▶ [What is required]:
Your answer must consist solely of the number of lines that contain the word "with".

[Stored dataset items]
=======

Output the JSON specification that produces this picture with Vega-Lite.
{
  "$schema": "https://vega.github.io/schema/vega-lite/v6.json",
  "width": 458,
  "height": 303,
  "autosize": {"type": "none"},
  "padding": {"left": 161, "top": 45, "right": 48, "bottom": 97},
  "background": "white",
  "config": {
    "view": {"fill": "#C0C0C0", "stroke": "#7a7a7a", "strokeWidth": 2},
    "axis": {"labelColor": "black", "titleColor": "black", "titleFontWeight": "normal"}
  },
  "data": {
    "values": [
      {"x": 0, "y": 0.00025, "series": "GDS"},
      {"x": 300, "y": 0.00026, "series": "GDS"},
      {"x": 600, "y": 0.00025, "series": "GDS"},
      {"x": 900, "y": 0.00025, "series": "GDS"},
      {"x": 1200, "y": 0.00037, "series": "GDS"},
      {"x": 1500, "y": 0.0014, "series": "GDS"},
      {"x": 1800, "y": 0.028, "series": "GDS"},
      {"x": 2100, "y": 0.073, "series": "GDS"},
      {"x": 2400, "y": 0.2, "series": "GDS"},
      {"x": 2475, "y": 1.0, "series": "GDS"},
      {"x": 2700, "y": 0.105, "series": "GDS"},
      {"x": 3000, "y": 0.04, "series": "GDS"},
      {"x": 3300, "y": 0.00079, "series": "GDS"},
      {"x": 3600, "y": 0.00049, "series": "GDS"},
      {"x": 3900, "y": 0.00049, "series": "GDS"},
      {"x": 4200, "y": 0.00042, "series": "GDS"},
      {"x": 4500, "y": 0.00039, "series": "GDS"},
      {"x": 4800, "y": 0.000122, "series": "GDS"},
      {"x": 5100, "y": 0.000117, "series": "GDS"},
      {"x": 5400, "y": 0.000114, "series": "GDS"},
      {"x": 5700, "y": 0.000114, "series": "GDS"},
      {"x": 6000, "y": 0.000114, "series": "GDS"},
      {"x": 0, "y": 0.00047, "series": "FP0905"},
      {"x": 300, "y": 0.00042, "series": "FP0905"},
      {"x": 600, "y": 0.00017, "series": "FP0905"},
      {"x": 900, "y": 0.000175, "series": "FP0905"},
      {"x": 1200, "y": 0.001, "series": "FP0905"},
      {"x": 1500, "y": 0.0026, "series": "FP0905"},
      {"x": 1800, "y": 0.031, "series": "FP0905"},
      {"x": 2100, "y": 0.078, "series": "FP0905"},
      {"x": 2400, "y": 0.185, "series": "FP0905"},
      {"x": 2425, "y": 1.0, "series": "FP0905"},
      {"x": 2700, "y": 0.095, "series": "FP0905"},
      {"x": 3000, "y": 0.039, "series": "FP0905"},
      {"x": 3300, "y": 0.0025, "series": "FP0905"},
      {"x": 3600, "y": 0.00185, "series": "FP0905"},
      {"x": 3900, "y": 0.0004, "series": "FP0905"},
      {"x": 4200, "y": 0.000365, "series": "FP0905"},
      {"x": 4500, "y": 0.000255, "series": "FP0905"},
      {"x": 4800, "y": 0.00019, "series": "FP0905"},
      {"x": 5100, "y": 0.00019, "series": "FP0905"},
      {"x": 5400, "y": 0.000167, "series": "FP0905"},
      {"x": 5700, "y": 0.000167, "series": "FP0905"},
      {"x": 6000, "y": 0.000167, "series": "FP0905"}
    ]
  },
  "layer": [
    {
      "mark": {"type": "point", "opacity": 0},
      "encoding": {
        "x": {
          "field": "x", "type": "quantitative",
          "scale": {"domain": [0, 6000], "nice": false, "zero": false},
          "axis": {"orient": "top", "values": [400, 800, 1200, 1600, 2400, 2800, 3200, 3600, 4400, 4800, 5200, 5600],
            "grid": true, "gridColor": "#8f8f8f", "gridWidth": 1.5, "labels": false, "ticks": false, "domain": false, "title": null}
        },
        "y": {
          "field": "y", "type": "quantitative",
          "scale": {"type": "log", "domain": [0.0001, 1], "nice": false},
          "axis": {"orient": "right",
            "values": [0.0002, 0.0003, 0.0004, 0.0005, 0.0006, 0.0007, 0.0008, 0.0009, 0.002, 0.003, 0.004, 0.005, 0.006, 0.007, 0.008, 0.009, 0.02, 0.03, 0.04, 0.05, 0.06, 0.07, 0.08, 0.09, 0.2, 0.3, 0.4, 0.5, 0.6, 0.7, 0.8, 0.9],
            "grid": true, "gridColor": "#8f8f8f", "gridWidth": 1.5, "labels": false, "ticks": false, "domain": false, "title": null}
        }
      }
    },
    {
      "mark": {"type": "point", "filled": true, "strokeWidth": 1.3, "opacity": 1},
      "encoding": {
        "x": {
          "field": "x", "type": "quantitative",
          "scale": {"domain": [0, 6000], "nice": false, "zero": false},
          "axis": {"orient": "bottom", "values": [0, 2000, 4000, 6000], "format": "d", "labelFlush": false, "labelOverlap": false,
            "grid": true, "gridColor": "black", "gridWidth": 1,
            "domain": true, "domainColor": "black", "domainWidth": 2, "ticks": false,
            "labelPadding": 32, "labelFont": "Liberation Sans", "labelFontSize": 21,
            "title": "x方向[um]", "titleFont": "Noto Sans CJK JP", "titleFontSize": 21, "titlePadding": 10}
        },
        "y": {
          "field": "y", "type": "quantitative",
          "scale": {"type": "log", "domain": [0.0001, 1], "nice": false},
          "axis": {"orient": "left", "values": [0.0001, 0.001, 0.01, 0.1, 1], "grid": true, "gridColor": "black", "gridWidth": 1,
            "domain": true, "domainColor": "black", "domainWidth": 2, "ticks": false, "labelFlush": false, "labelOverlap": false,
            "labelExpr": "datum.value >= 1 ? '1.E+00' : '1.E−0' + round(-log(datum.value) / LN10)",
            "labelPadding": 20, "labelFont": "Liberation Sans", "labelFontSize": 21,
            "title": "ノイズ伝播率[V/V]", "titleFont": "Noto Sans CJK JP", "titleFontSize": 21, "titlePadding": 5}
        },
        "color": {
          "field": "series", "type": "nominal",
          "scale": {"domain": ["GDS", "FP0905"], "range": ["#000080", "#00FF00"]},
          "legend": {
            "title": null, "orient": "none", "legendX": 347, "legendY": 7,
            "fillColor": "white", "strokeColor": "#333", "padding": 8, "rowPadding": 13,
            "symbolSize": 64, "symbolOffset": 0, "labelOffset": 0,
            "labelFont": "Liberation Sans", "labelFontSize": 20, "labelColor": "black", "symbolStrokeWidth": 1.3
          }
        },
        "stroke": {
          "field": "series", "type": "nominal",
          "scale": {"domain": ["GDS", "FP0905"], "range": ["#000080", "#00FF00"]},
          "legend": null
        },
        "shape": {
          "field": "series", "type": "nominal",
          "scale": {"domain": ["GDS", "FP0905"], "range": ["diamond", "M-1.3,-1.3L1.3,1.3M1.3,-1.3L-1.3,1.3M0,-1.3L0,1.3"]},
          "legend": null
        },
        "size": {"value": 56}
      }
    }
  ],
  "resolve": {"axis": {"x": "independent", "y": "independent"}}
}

=======

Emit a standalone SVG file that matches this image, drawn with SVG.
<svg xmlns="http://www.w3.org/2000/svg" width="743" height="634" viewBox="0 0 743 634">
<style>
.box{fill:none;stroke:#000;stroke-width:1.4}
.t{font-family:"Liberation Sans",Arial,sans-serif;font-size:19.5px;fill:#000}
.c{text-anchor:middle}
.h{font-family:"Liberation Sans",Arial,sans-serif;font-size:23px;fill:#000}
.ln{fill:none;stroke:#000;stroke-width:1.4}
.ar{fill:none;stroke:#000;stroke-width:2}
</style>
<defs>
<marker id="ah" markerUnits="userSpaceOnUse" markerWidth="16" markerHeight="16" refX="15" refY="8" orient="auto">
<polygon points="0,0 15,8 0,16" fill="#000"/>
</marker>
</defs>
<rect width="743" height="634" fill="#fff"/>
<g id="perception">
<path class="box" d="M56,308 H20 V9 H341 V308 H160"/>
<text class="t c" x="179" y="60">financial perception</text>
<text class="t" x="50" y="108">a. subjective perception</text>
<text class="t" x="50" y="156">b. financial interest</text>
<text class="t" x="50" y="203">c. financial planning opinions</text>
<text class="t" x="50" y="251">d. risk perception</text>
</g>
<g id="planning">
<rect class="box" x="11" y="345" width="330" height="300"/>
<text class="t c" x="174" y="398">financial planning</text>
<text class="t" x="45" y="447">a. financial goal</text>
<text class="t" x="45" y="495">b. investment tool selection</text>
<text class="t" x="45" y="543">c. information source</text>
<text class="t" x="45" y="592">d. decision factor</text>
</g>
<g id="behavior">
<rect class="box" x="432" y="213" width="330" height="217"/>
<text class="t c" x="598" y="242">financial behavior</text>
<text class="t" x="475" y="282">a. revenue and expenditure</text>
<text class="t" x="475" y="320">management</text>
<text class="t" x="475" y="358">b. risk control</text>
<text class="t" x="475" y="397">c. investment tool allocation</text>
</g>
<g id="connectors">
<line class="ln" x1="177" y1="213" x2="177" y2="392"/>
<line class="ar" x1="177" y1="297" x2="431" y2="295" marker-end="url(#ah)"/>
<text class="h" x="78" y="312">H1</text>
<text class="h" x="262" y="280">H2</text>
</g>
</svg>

=======

▶ [Reply to the exercise]:
2